La BoJ demeure donc la corne d’abondance des marchés. Elle leur procure cette drogue monétaire bienfaisante qui commence à faire défaut en Europe et aux Etats Unis, sur fond de conjoncture dégradée et de moral des acteurs économiques – notamment les ménages – au plus bas depuis avril 2020.
Toujours une bulle
Mais entretenir un mécanisme monétaire qui fait grimper les cours sans lien probant avec le réel et qui occasionne même l’établissement de nouveaux records quand tout ce qui aurait pu les justifier « vole sur le dos »… n’est-ce pas la définition la plus adéquate et la plus parfaite d’un phénomène de bulle financière ?

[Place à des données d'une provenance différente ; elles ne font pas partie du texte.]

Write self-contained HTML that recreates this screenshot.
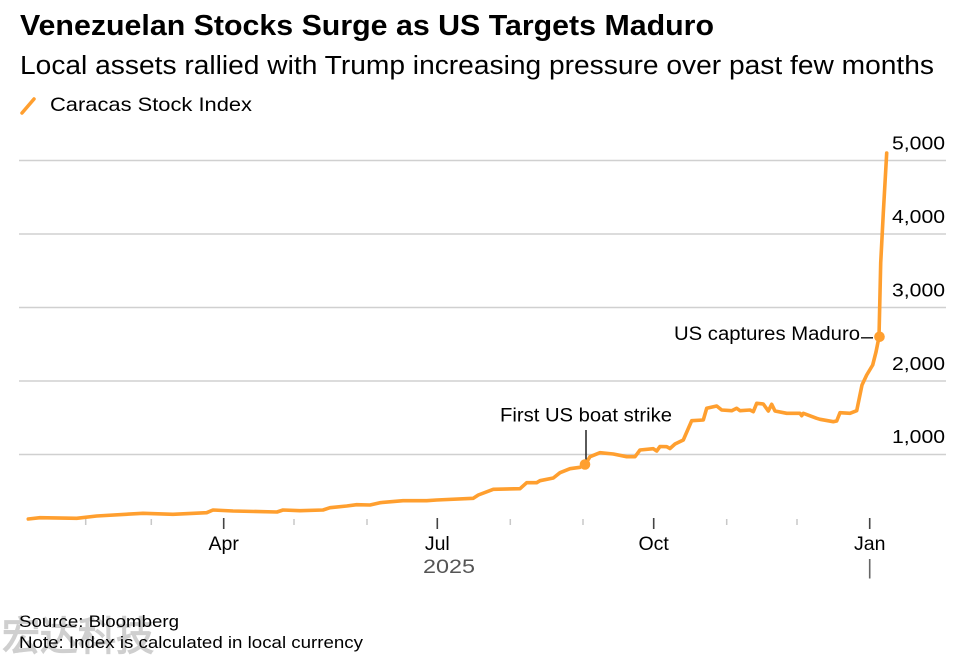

La bulle obligataire a explosé en 2022, la bulle des cryptos également, la bulle immobilière est en train de le faire et la bulle boursière est la dernière qui résiste parce qu’elle est la seule qui peut s’offrir le luxe de rester déconnectée de la réalité et de ne dépendre que de la liquidité disponible à l’instant T.
Quel risque pèse donc sur cette construction haussière auto-référente ?
Tout simplement la hausse du yen, qui contraindrait tous ceux qui ont emprunté à 0,25%/0,5% à rembourser dans une devise devenant soudain plus chère. Le Yen emprunté est massivement vendu à découvert et cet argent est réinvesti depuis des décennies en dollar et autres monnaies plus rémunératrices.
Ce système baptisé carry trade ne fonctionne que grâce aux couvertures contre une réappréciation « accidentelle » du yen, et cette couverture à un coût qui reste très dépendant du niveau des taux au Japon… C’est pourquoi la BoJ s’acharne à les maintenir le plus près possible de zéro.
Mais, avec une inflation à 4%, cela devient un pari de plus en plus dangereux.